Unfortunately the source files are often deep in a compressed git pack file, so you can't de-duplicate that.

(Of course, the bigger problem is the build artefacts on each branch, which are like 12G per debug/release per product, but they often diverge for boring reasons.)

[+] theamk|1 year ago|reply
"git worktree" shares a .git folder between multiple checkouts. You'll still have multiple files in working copy, but at least the .pack files would be shared. It is great feature, very robust, I use it all the time.

There is also ".git/objects/info/alternates", accessed via "--shared"/"--reference" option of "git clone", that allows only sharing of object storage and not branches etc... but it is has caveats, and I've only used it in some special circumstances.

[+] globular-toast|1 year ago|reply
Git de-duplicates everything in its store (in the .git directory) already. That's how it can store thousands of commits which are snapshots of the entire repository without eating up tons of disk space. Why do you have duplicated files in the working directory, though?
[+] diggan|1 year ago|reply
Git is a really poor fit for a project like that since it's snapshot based instead of diff based... Luckily, `git lfs` exists for working around that, I'm assuming you've already investigated that for the large artifacts?
[+] whalesalad|1 year ago|reply
Was pleasantly surprised to see that this is John Siracusa - the original GOAT when it comes to macOS release articles on Ars.
[+] diggan|1 year ago|reply
> Like all my apps, Hyperspace is a bit difficult to explain. I’ve attempted to do so, at length, in the Hyperspace documentation. I hope it makes enough sense to enough people that it will be a useful addition to the Mac ecosystem.

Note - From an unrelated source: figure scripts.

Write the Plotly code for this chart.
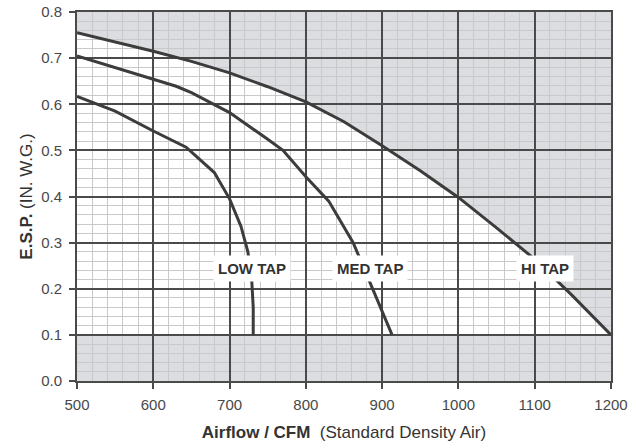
import plotly.graph_objects as go

# fan curves (CFM, in. w.g.)
hi_cfm = [500, 550, 600, 650, 665, 700, 750, 800, 850, 900, 950, 1000, 1050, 1100, 1150, 1200]
hi_esp = [0.755, 0.735, 0.715, 0.693, 0.686, 0.668, 0.638, 0.605, 0.562, 0.51, 0.456, 0.398, 0.332, 0.264, 0.184, 0.10]

med_cfm = [500, 550, 600, 630, 650, 700, 750, 770, 800, 830, 862, 885, 900, 913]
med_esp = [0.705, 0.68, 0.654, 0.639, 0.625, 0.582, 0.524, 0.50, 0.443, 0.39, 0.30, 0.21, 0.155, 0.10]

low_cfm = [500, 550, 600, 643, 680, 700, 715, 724, 729, 731, 731]
low_esp = [0.617, 0.585, 0.542, 0.507, 0.452, 0.395, 0.335, 0.28, 0.22, 0.16, 0.10]

tap_labels = ["LOW TAP", "MED TAP", "HI TAP"]
label_cfm = [729, 884, 1114]
label_esp = [0.243, 0.243, 0.243]

x_range = [500, 1200]
y_range = [0.0, 0.8]
min_esp = 0.1

GREY = '#dcdde0'
LINE = '#3c3c3c'
GRID = '#4a4a4a'
MINOR = '#c9c9cb'
FONT = "Liberation Sans, Arial, sans-serif"

fig = go.Figure()

for xs, ys in [(low_cfm, low_esp), (med_cfm, med_esp), (hi_cfm, hi_esp)]:
    fig.add_trace(go.Scatter(x=xs, y=ys, mode='lines', line=dict(color=LINE, width=3),
                             showlegend=False, hoverinfo='skip'))

# grey shading outside the operating range (above HI TAP and below 0.1)
path = f"M {x_range[0]},{y_range[1]} " + " ".join(f"L {x},{y}" for x, y in zip(hi_cfm, hi_esp))
path += f" L {x_range[1]},{y_range[1]} Z"
fig.add_shape(type='path', path=path, xref='x', yref='y', fillcolor=GREY, line_width=0, layer='below')
fig.add_shape(type='rect', x0=x_range[0], x1=x_range[1], y0=y_range[0], y1=min_esp,
              xref='x', yref='y', fillcolor=GREY, line_width=0, layer='below')

for txt, x, y in zip(tap_labels, label_cfm, label_esp):
    fig.add_annotation(x=x, y=y, text=f"<b>{txt}</b>", showarrow=False, bgcolor='white',
                       borderpad=4, font=dict(size=15, color='#333333', family=FONT))

axis_common = dict(
    automargin=False, ticklabeloverflow='allow',
    showline=True, mirror=True, linecolor=GRID, linewidth=2,
    showgrid=True, gridcolor=GRID, gridwidth=1.5, zeroline=False,
    ticks='outside', ticklen=6, tickcolor=GRID, tickwidth=1.5,
    tickfont=dict(size=15, color='#484848', family=FONT),
)

fig.update_layout(
    width=636, height=448,
    margin=dict(l=77, r=25, t=12, b=67),
    plot_bgcolor='white', paper_bgcolor='white',
    font=dict(family=FONT, color='#333333'),
    xaxis=dict(range=x_range, dtick=100, tick0=500, ticklabelstandoff=3,
               minor=dict(dtick=20, tick0=500, showgrid=True, gridcolor=MINOR, gridwidth=1),
               title=dict(text="<b>Airflow / CFM</b>  (Standard Density Air)",
                          font=dict(size=17, color='#333333', family=FONT), standoff=14),
               **axis_common),
    yaxis=dict(range=y_range, dtick=0.1, tick0=0, tickformat='.1f', ticklabelstandoff=4,
               minor=dict(dtick=0.02, tick0=0, showgrid=True, gridcolor=MINOR, gridwidth=1),
               title=dict(text="<b>E.S.P.</b> (IN. W.G.)",
                          font=dict(size=17, color='#333333', family=FONT), standoff=4),
               **axis_common),
)

# drop the browser's default 8px body margin so the figure sits at the page origin
fig.write_html("out.html", config={'displayModeBar': False},
               post_script="document.body.style.margin = '0';")
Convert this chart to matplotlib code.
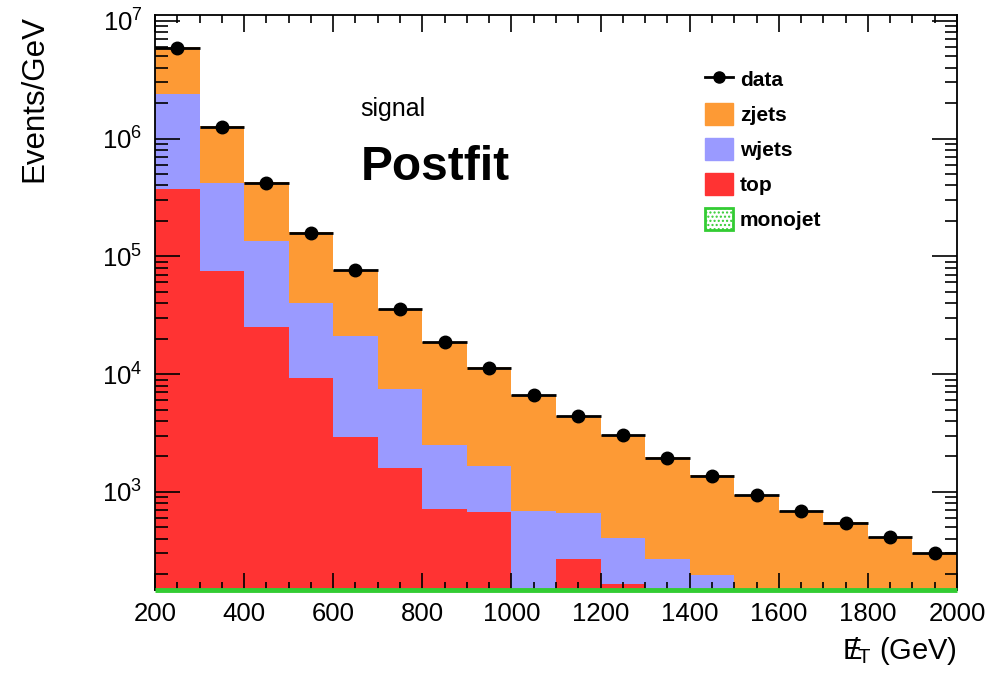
"""Postfit MET distribution in the signal region, ROOT-style stacked histogram."""

import matplotlib
matplotlib.use("Agg")
import matplotlib.pyplot as plt
import numpy as np
from matplotlib.lines import Line2D
from matplotlib.patches import Patch

plt.rcParams["font.family"] = ["Liberation Sans", "DejaVu Sans"]
plt.rcParams["mathtext.fontset"] = "custom"
plt.rcParams["mathtext.rm"] = "Liberation Sans"
plt.rcParams["mathtext.it"] = "Liberation Sans"
plt.rcParams["mathtext.bf"] = "Liberation Sans:bold"
plt.rcParams["hatch.linewidth"] = 1.0

# MET bin edges (GeV)
edges = np.arange(200, 2001, 100)

# per-bin yields, Events/GeV
top = [3.74e5, 7.5e4, 2.5e4, 9.3e3, 2.9e3, 1.6e3, 715, 673, 0, 269,
       165, 0, 0, 0, 0, 0, 0, 0]
wjets = [2.03e6, 3.45e5, 1.1e5, 3.07e4, 1.81e4, 5.9e3, 1.785e3, 987, 687, 391,
         240, 269, 196, 0, 0, 0, 0, 0]
zjets = [3.6e6, 8.6e5, 2.9e5, 1.2e5, 5.6e4, 2.85e4, 1.63e4, 9.74e3, 6.01e3, 3.79e3,
         2.665e3, 1.691e3, 1.184e3, 950, 695, 550, 418, 305]
monojet = [60, 30, 15, 8, 5, 3, 2, 1.2, 0.8, 0.5,
           0.3, 0.2, 0.15, 0.1, 0.08, 0.05, 0.04, 0.03]
data = [5.93e6, 1.26e6, 4.2e5, 1.58e5, 7.66e4, 3.57e4, 1.87e4, 1.13e4, 6.64e3, 4.4e3,
        3.04e3, 1.94e3, 1.36e3, 940, 687, 543, 413, 302]

YMIN, YMAX = 147, 1.12e7

C_ZJ = "#fd9a35"
C_WJ = "#9a9aff"
C_TOP = "#ff3333"
C_MONO = "#33cc33"

top = np.array(top)
wjets = np.array(wjets)
zjets = np.array(zjets)
lvl_top = top
lvl_wj = top + wjets
lvl_zj = lvl_wj + zjets
centers = 0.5 * (edges[:-1] + edges[1:])

fig = plt.figure(figsize=(9.91, 6.79), dpi=100)
ax = fig.add_axes([0.1564, 0.1311, 0.8093, 0.8468])
ax.set_yscale("log", nonpositive="clip")

ax.stairs(lvl_zj, edges, baseline=lvl_wj, fill=True, color=C_ZJ, lw=0)
ax.stairs(lvl_wj, edges, baseline=lvl_top, fill=True, color=C_WJ, lw=0)
ax.stairs(lvl_top, edges, baseline=0, fill=True, color=C_TOP, lw=0)
ax.stairs(np.clip(monojet, YMIN, None), edges, baseline=None, color=C_MONO,
          lw=3.5, clip_on=False, zorder=5)

ax.errorbar(centers, data, xerr=50, fmt="o", color="black", ms=9,
            elinewidth=2, capsize=0, zorder=6)

ax.set_xlim(200, 2000)
ax.set_ylim(YMIN, YMAX)

ax.xaxis.set_major_locator(matplotlib.ticker.MultipleLocator(200))
ax.xaxis.set_minor_locator(matplotlib.ticker.MultipleLocator(50))
ax.yaxis.set_major_locator(matplotlib.ticker.LogLocator(base=10))
ax.yaxis.set_minor_locator(matplotlib.ticker.LogLocator(base=10, subs=np.arange(2, 10)))
ax.yaxis.set_minor_formatter(matplotlib.ticker.NullFormatter())

ax.tick_params(axis="both", which="both", direction="in", top=True, right=True,
               width=1.2, labelsize=18.5)
ax.tick_params(axis="x", which="major", length=12, pad=9)
ax.tick_params(axis="x", which="minor", length=6)
ax.tick_params(axis="y", which="major", length=18, pad=9)
ax.tick_params(axis="y", which="minor", length=9)
for s in ax.spines.values():
    s.set_linewidth(1.3)

ax.set_ylabel("Events/GeV", fontsize=22.5, loc="top", labelpad=38)
ax.set_xlabel(r"$\mathrm{E\!\!\!/_{T}}$ (GeV)", fontsize=21, loc="right", labelpad=6)

ax.text(0.256, 0.825, "signal", transform=ax.transAxes, fontsize=18)
ax.text(0.256, 0.713, "Postfit", transform=ax.transAxes, fontsize=34.5,
        fontweight="bold")

handles = [
    Line2D([], [], color="black", marker="o", ms=8, lw=2),
    Patch(facecolor=C_ZJ, edgecolor=C_ZJ),
    Patch(facecolor=C_WJ, edgecolor=C_WJ),
    Patch(facecolor=C_TOP, edgecolor=C_TOP),
    Patch(facecolor="white", edgecolor=C_MONO, hatch="....", lw=2),
]
labels = ["data", "zjets", "wjets", "top", "monojet"]
ax.legend(handles, labels, loc="upper left", bbox_to_anchor=(0.675, 0.922),
          frameon=False, prop={"size": 15, "weight": "bold"},
          handlelength=1.35, handleheight=1.25, labelspacing=0.62,
          handletextpad=0.35, borderaxespad=0)

fig.savefig("out.png", dpi=100)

Am I missing something, or isn't it a "file de-duplicator" with a nice UI/UX? Sounds pretty simple to describe, and tells you why it's useful with just two words.

[+] protonbob|1 year ago|reply
No because it isn't getting rid of the duplicate, it's using a feature of APFS that allows for duplicates to exist separately but share the same internal data.
[+] dewey|1 year ago|reply
The author of the software is a file system enthusiast (so much that in the podcast he's a part of they have a dedicated sound effect every time "filesystem" comes up), a long time blogger and macOS reviewer. So you'll have to see it in that context while documenting every bit and the technical details behind it is important to him...even if it's longer than a tag line on a landing page.

In times where documentation is often an afterthought, and technical details get hidden away from users all the time ("Ooops some error occurred") this should be celebrated.

[+] wink|1 year ago|reply
Oh wow, what a funny coincidence. I hadn't visited the site in a couple of years but someone linked me "Front and Center" yesterday, so I saw the icon for this app and had no clue it had only appeared there maybe hours earlier.

The idea is not new, of course, and I've written one of these (for Linux, with hardlinks) years ago but in the end just deleted all the duplicate files in my mp3 collection and didn't touch the rest of the files on the disk, because not a lot of size was reclaimed.

I wonder for whom this really saves a lot of space. (I saw someone mentioning node_modules, had to chuckle there).

But today I learned about this APFS feature, nice.

[+] exitb|1 year ago|reply
What are examples of files that make up the "dozens of gigabytes" of duplicated data?
[+] xnx|1 year ago|reply
There are some CUDA files that every local AI app install that take multiple GB.
[+] zerd|1 year ago|reply
.terraform, rust target directory, node_modules.
[+] password4321|1 year ago|reply
iMovie used to copy video files etc. into its "library".
[+] butlike|1 year ago|reply
audio files; renders, etc.
[+] bsimpson|1 year ago|reply
Interesting idea, and I like the idea of people getting paid for making useful things.

Also, I get a data security itch having a random piece of software from the internet scan every file on an HD, particularly on a work machine where some lawyers might care about what's reading your hard drive. It would be nice if it was open source, so you could see what it's doing.

[+] Nevermark|1 year ago|reply
> I like the idea of people getting paid for making useful things

> It would be nice if it was open source

> I get a data security itch having a random piece of software from the internet scan every file on an HD

With the source it would be easy for others to create freebie versions, with or without respecting license restrictions or security.

I am not arguing anything, except pondering how software economics and security issues are full of unresolved holes, and the world isn't getting default fairer or safer.

--

The app was a great idea, indeed. I am now surprised Apple doesn't automatically reclaim storage like this. Kudos to the author.

[+] benced|1 year ago|reply
You could download the app, disconnect Wifi and Ethernet, run the app and the reclamation process, remove the app (remember, you have the guarantees of the macOS App Store so no kernel extensions etc), and then reconnect.

Edit: this might not work with the payment option actually. I don't think you can IAP without the internet.

[+] Analemma_|1 year ago|reply
In earlier episodes of ATP when they were musing on possible names, one listener suggested the frankly amazing "Dupe Nukem". I get that this is a potential IP problem, which is why John didn't use it, but surely Duke Nukem is not a zealously-defended brand in 2025. I think interest in that particular name has been stone dead for a while now.
[+] gcr|1 year ago|reply
I’ve experimented with reflinks and other APFS operations.

Here’s a question though: how does this work with transparently compressed files on APFS?

In my past experience, using reflinks is fine and using transparent compression is fine, but combining them leads to hard-to-debug file corruption.

[+] PStamatiou|1 year ago|reply
Wasn't able to use it on a few directories I tried as they were inside iCloud Drive.